Seria justo exigir maior taxação e redistribuição dos rendimentos para implementar políticas sociais generosas e programas de proteção social universal. Não há outra forma eficaz de apoiar aqueles que perderam as suas casas e empregos. Não devemos apenas solidarizar-nos face ao exército inimigo, mas também internamente, entre nós. Caso contrário, a nossa força coletiva esgotar-se-á, pois cada um se irá concentrar na sua própria sobrevivência.

Não se trata apenas de visões políticas sobre o que a nossa sociedade pode ser. Há também considerações pragmáticas por trás disto. Sociedades igualitárias com políticas sociais generosas, onde todos concordam em contribuir para o bem comum e obtêm benefícios posteriores, são mais felizes, saudáveis e estáveis. Após a guerra, não devemos permitir a instabilidade política interna. Questões económicas, de sobrevivência e de vida digna podem aprofundar as divisões sociais. Isto aplica-se também à reintegração dos territórios atualmente ocupados e, sobretudo, aos territórios ocupados desde 2014. Uma política social generosa e universal pode tornar-se um dos instrumentos de consolidação e reintegração social daqueles que vivem há anos em áreas fora de controlo.

A política social, como um sistema de apoio apenas aos mais pobres, não conseguirá enfrentar os desafios da guerra e da reconstrução do pós-guerra sem levar ao aumento da desigualdade e à atomização da sociedade. Precisamos de uma política social universal e solidária que abranja todos os grupos e que proporcione condições mínimas de vida digna para todos. Tal sistema pode ajudar as pessoas a sentirem-se incluídas numa rede de solidariedade social com a qual podem contar.

Notas

[1] De acordo com a sondagem, as pessoas deslocadas internamente, as mulheres que residem nas regiões do Leste, e os mais pobres do Leste, estão mais expostos à perda de empregos. A sondagem é representativa da população adulta da Ucrânia. Não inclui residentes de territórios ocupados temporariamente e residentes de áreas sem comunicação móvel ucraniana no momento da sondagem. Portanto, podemos assumir que a situação geral é ainda pior.

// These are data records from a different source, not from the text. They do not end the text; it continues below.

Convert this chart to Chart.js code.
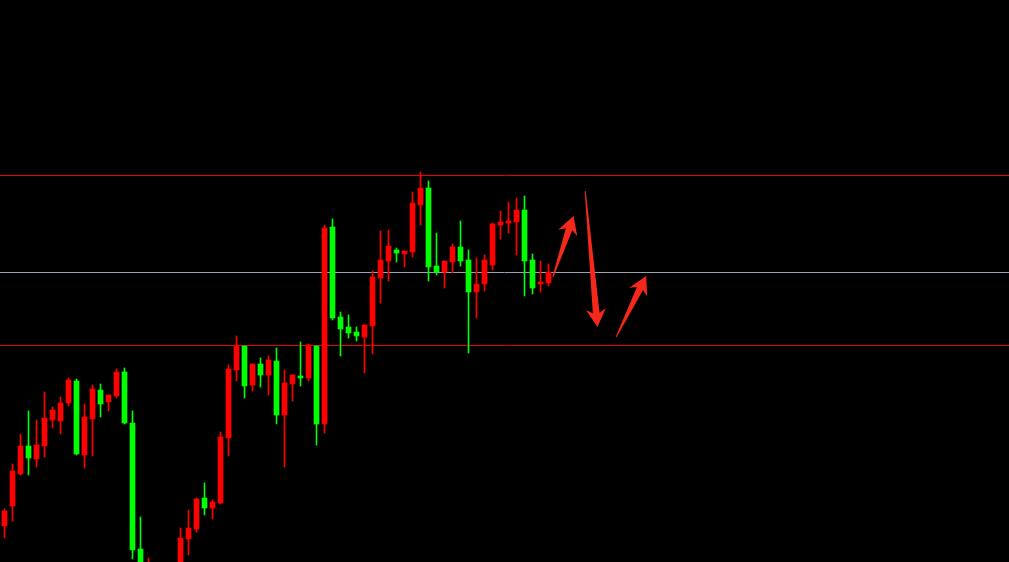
<!DOCTYPE html>
<html>
<head>
<meta charset="utf-8">
<script src="https://cdn.jsdelivr.net/npm/chart.js@4/dist/chart.umd.min.js"></script>
<style>
  html, body { margin: 0; padding: 0; background: #000; }
  #wrap { width: 1009px; height: 562px; }
</style>
</head>
<body>
<div id="wrap"><canvas id="kchart" width="1009" height="562"></canvas></div>
<script>
// candle data (open / high / low / close), one entry per bar
const opens  = [1036,1056,1088,1116,1103,1116,1142,1141,1159,1181,1107,1143,1172,1160,1166,1190,1139,1013,970,972,985,978,988,1023,1033,1064,1054,1059,1124,1192,1216,1177,1198,1187,1201,1147,1178,1186,1184,1216,1138,1335,1245,1235,1230,1225,1236,1284,1301,1312,1308,1310,1357,1374,1296,1290,1300,1315,1302,1270,1278,1297,1337,1339,1340,1352,1302,1278,1279];
const highs  = [1053,1098,1128,1151,1142,1170,1155,1165,1184,1183,1158,1177,1178,1167,1193,1194,1151,1045,1004,992,996,995,1034,1052,1064,1079,1062,1130,1197,1226,1216,1198,1204,1206,1214,1192,1187,1220,1218,1216,1337,1343,1250,1247,1235,1237,1291,1331,1332,1314,1311,1370,1390,1381,1329,1301,1318,1341,1312,1304,1307,1339,1351,1360,1364,1366,1308,1301,1298];
const lows   = [1024,1041,1087,1087,1095,1105,1134,1128,1156,1107,1094,1106,1145,1151,1164,1138,1003,975,960,962,970,968,980,1007,1030,1047,1043,1058,1106,1181,1164,1171,1175,1167,1138,1095,1161,1176,1181,1117,1129,1242,1206,1224,1221,1189,1208,1259,1281,1300,1295,1305,1337,1281,1287,1274,1289,1296,1209,1244,1271,1292,1323,1329,1307,1266,1268,1270,1276];
const closes = [1051,1091,1116,1104,1117,1144,1152,1159,1182,1108,1145,1173,1158,1167,1190,1139,1012,985,990,988,978,990,1024,1034,1063,1054,1060,1125,1193,1216,1176,1198,1187,1202,1147,1179,1187,1184,1217,1138,1334,1244,1233,1229,1226,1237,1285,1302,1316,1309,1311,1359,1374,1295,1290,1301,1315,1301,1270,1278,1302,1338,1340,1341,1352,1301,1274,1280,1290];

// horizontal levels
const redLevels = [1387, 1217];
const grayLevels = [1290];

// arrows: [fromIndex, fromPrice, toIndex, toPrice]
const arrows = [
    [68.55, 1285, 71.13, 1346],
    [72.59, 1371, 74.12, 1235],
    [76.46, 1225, 80.21, 1286]
];

const UP = '#ff0000';
const DOWN = '#00ff00';

const bodies = [];
const wicks = [];
const colors = [];
for (let i = 0; i < opens.length; i++) {
    bodies.push({ x: i, y: [opens[i], closes[i]] });
    wicks.push({ x: i, y: [lows[i], highs[i]] });
    colors.push(closes[i] >= opens[i] ? UP : DOWN);
}

const levelsPlugin = {
    id: 'levels',
    beforeDatasetsDraw(chart) {
        const { ctx, chartArea, scales } = chart;
        ctx.save();
        ctx.lineWidth = 1;
        const drawLevel = (v, color) => {
            const y = Math.round(scales.y.getPixelForValue(v)) + 0.5;
            ctx.strokeStyle = color;
            ctx.beginPath();
            ctx.moveTo(chartArea.left, y);
            ctx.lineTo(chartArea.right, y);
            ctx.stroke();
        };
        redLevels.forEach(v => drawLevel(v, '#e80000'));
        grayLevels.forEach(v => drawLevel(v, '#98a3b4'));
        ctx.restore();
    }
};

const arrowPlugin = {
    id: 'arrows',
    afterDatasetsDraw(chart) {
        const { ctx, scales } = chart;
        ctx.save();
        ctx.fillStyle = '#f5281c';
        arrows.forEach(a => {
            const tx = scales.x.getPixelForValue(a[0]);
            const ty = scales.y.getPixelForValue(a[1]);
            const px = scales.x.getPixelForValue(a[2]);
            const py = scales.y.getPixelForValue(a[3]);
            const len = Math.hypot(px - tx, py - ty);
            const ux = (px - tx) / len, uy = (py - ty) / len;
            const nx = -uy, ny = ux;
            const join = 14, back = 18, wing = 10, shaft = 3.4;
            ctx.beginPath();
            ctx.moveTo(tx + nx * 0.5, ty + ny * 0.5);
            ctx.lineTo(px - ux * join + nx * shaft, py - uy * join + ny * shaft);
            ctx.lineTo(px - ux * back + nx * wing, py - uy * back + ny * wing);
            ctx.lineTo(px, py);
            ctx.lineTo(px - ux * back - nx * wing, py - uy * back - ny * wing);
            ctx.lineTo(px - ux * join - nx * shaft, py - uy * join - ny * shaft);
            ctx.lineTo(tx - nx * 0.5, ty - ny * 0.5);
            ctx.closePath();
            ctx.fill();
        });
        ctx.restore();
    }
};

const xMin = -4.5 / 8;

new Chart(document.getElementById('kchart'), {
    type: 'bar',
    data: {
        datasets: [
            {
                label: 'wick',
                data: wicks,
                backgroundColor: colors,
                barThickness: 1,
                grouped: false,
                order: 2
            },
            {
                label: 'body',
                data: bodies,
                backgroundColor: colors,
                barThickness: 5,
                minBarLength: 1,
                grouped: false,
                order: 1
            }
        ]
    },
    options: {
        responsive: false,
        animation: false,
        layout: { padding: 0 },
        plugins: {
            legend: { display: false },
            tooltip: { enabled: false }
        },
        scales: {
            x: {
                type: 'linear',
                display: false,
                min: xMin,
                max: xMin + 1009 / 8,
                offset: false
            },
            y: {
                display: false,
                min: 1000,
                max: 1562
            }
        }
    },
    plugins: [levelsPlugin, arrowPlugin]
});
</script>
</body>
</html>
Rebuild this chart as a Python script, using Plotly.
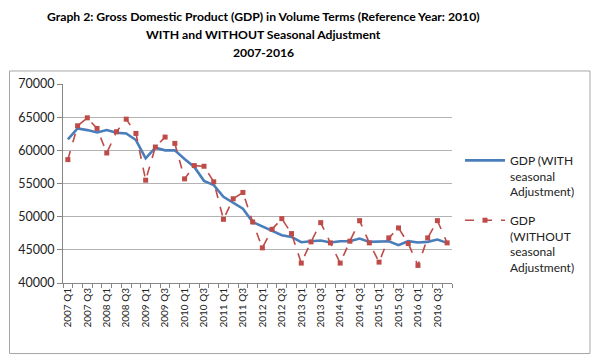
import plotly.graph_objects as go

quarters = [f"{y} Q{q}" for y in range(2007, 2017) for q in range(1, 5)]
gdp_sa = [61650, 63300, 63050, 62700, 63050, 62650, 62550, 61550, 58800, 60400,
          60000, 60000, 58700, 57500, 55400, 54750, 53000, 52100, 51200, 49200,
          48500, 47800, 47200, 46950, 46150, 46300, 46400, 46100, 46300, 46300,
          46700, 46200, 46300, 46300, 45700, 46300, 46100, 46200, 46550, 46050]
gdp_nsa = [58600, 63700, 64900, 63300, 59600, 62800, 64700, 62550, 55500, 60500,
           62000, 61050, 55700, 57700, 57600, 55250, 49600, 52700, 53650, 49200,
           45300, 48100, 49700, 47450, 43000, 46200, 49100, 46050, 43000, 46300,
           49400, 46050, 43150, 46800, 48300, 45950, 42650, 46800, 49400, 46050]
yticks = [40000, 45000, 50000, 55000, 60000, 65000, 70000]
title_lines = ["Graph 2: Gross Domestic Product (GDP) in Volume Terms (Reference Year: 2010)",
               "WITH and WITHOUT Seasonal Adjustment",
               "2007-2016"]

FONT = "Lato"
xpos = list(range(len(quarters)))

# page body has an 8px default margin: work in window pixels, offset by it
OFF = 8
W, H = 600 - OFF, 360 - OFF
L, T = 63 - OFF, 84 - OFF
R = W - (452 - OFF)
B = H - (282.6 - OFF)
pw, ph = W - L - R, H - T - B

def px(x):
    return (x - OFF - L) / pw

def py(y):
    return (T + ph - (y - OFF)) / ph

fig = go.Figure()
fig.add_trace(go.Scatter(
    x=xpos, y=gdp_sa, mode="lines", legendgroup="sa",
    name="GDP (WITH<br>seasonal<br>Adjustment)",
    line=dict(color="#4a7ebb", width=2.6),
))
fig.add_trace(go.Scatter(
    x=xpos, y=gdp_nsa, mode="lines+markers", legendgroup="nsa",
    name="GDP<br>(WITHOUT<br>seasonal<br>Adjustment)",
    line=dict(color="#be4b48", width=1.6, dash="dash"),
    marker=dict(symbol="square", size=5, color="#be4b48"),
))

annotations = []
for line, yc in zip(title_lines, [17, 35, 53]):
    annotations.append(dict(
        text=f"<b>{line}</b>", x=px(263), y=py(yc), xref="paper", yref="paper",
        xanchor="center", yanchor="middle", showarrow=False,
        font=dict(family=FONT, size=12.2, color="#000000"),
    ))

fig.update_layout(
    width=W, height=H,
    margin=dict(l=L, r=R, t=T, b=B, autoexpand=False),
    paper_bgcolor="white", plot_bgcolor="white",
    font=dict(family=FONT, color="#222222"),
    showlegend=True,
    legend=dict(
        x=px(460), y=py(146), xanchor="left", yanchor="top",
        font=dict(family=FONT, size=12, color="#222222"),
        valign="top", tracegroupgap=10, itemwidth=40,
        bgcolor="rgba(0,0,0,0)",
    ),
    annotations=annotations,
    shapes=[dict(
        type="rect", xref="paper", yref="paper",
        x0=px(9.5), x1=px(590), y0=py(353), y1=py(71),
        line=dict(color="#a6a6a6", width=1), fillcolor="rgba(0,0,0,0)",
        layer="below",
    )],
)
fig.update_xaxes(
    range=[-0.5, len(quarters) - 0.5],
    tickvals=xpos[::2], ticktext=quarters[::2], tickangle=-90,
    ticks="", showgrid=False, zeroline=False,
    showline=True, linecolor="#868686", linewidth=1,
    tickfont=dict(family=FONT, size=10, color="#222222"),
    minor=dict(tick0=-0.5, dtick=1, ticks="outside", ticklen=4,
               tickcolor="#868686", showgrid=False),
)
fig.update_yaxes(
    range=[40000, 70000], tickvals=yticks, ticktext=[str(v) for v in yticks],
    showgrid=True, gridcolor="#b3b3b3", gridwidth=1, zeroline=False,
    showline=True, linecolor="#868686", linewidth=1,
    ticks="outside", ticklen=5, tickcolor="#868686",
    tickfont=dict(family=FONT, size=12.5, color="#222222"),
)

fig.write_html("out.html")
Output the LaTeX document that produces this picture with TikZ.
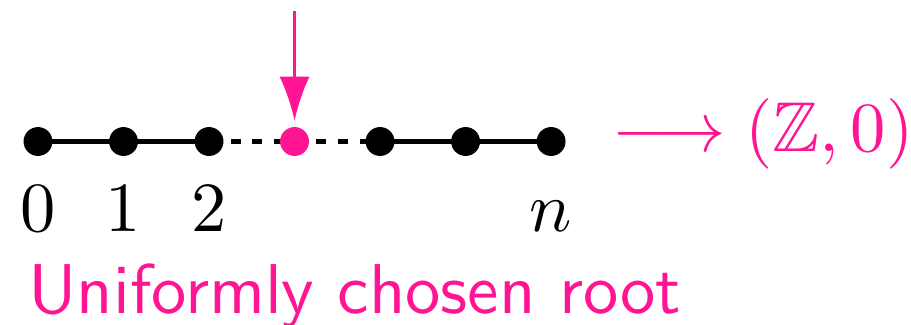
\documentclass[tikz,border=0pt]{standalone}
\usepackage{amssymb}
\usepackage{xcolor}
\usetikzlibrary{arrows.meta,positioning,backgrounds}
\definecolor{rootpink}{HTML}{FF1493}

\begin{document}
\begin{tikzpicture}[font=\normalsize, >={Latex[length=6.24pt,width=4.26pt]}]
  \tikzstyle{vtx}=[circle, fill=black, inner sep=0pt, minimum size=4.1pt]
  \tikzstyle{lbl}=[inner sep=0pt, text height=6.5pt, text depth=0pt]
  \tikzstyle{edge}=[line width=0.65pt]
  \useasboundingbox (-5.39pt,-25.89pt) rectangle (123.83pt,20.07pt);

  % the path 0 .. n
  \foreach \i in {0,1,2,4,5,6}
    \node[vtx] (v\i) at (\i*12.13pt,0) {};
  \node[vtx, fill=rootpink] (v3) at (3*12.13pt,0) {};
  \begin{scope}[on background layer]
    \draw[edge] (v0.center) -- (v1.center) -- (v2.center);
    \draw[edge] (v4.center) -- (v5.center) -- (v6.center);
    \draw[edge, dash pattern=on 1.42pt off 1.66pt] (v2.center) -- (v3.center);
    \draw[edge, dash pattern=on 1.42pt off 1.66pt] (v3.center) -- (v4.center);
  \end{scope}
  \foreach \i/\t in {0/0,1/1,2/2,6/n}
    \node[lbl, below=3.8pt of v\i] (l\i) {$\t$};

  % the root
  \coordinate[above=16.2pt of v3] (drop);
  \draw[->, rootpink, line width=0.4pt, shorten >=0.7pt] (drop) -- (v3);
  \node[right=6.2pt of v6, anchor=base west, yshift=-1.35pt, inner sep=0pt, text=rootpink] (lim) {$\longrightarrow (\mathbb{Z},0)$};
  \node[anchor=base west, inner sep=0pt, text=rootpink, font=\sffamily] (cap) at (-1.56pt,-24.33pt) {Uniformly chosen root};
\end{tikzpicture}
\end{document}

[2] Os analistas do Banco Mundial estimaram em 164,4 milhões de dólares os danos causados à infraestrutura de proteção social ucraniana (pensões, instituições de prestação de serviços sociais à população, etc.). Em agosto, 56 desses edifícios foram danificados ou destruídos. Além disso, 64 dos mais de 470 centros de atendimento do Fundo de Pensões sofreram danos significativos, bem como 19 dos 158 escritórios do Fundo de Segurança Social.

[3] O serviço comunitário é defensivo ou serve para eliminar emergências.

[4] É um direito das famílias cujo rendimento médio mensal total dos últimos seis meses seja inferior ao mínimo de subsistência. Em 2022, este mínimo representa 45% do mínimo de subsistência estabelecido para esta categoria; para pessoas que perderam a capacidade de trabalho e pessoas com deficiência –100%; para crianças – até 130%. Por exemplo, a partir de julho, para uma pessoa apta, o nível mínimo de subsistência é 1.170 hryvnias por mês ou 29 euros (45% de 2.481 hryvnias); para crianças menores de seis anos – 2.861 hryvnias ou 71 euros.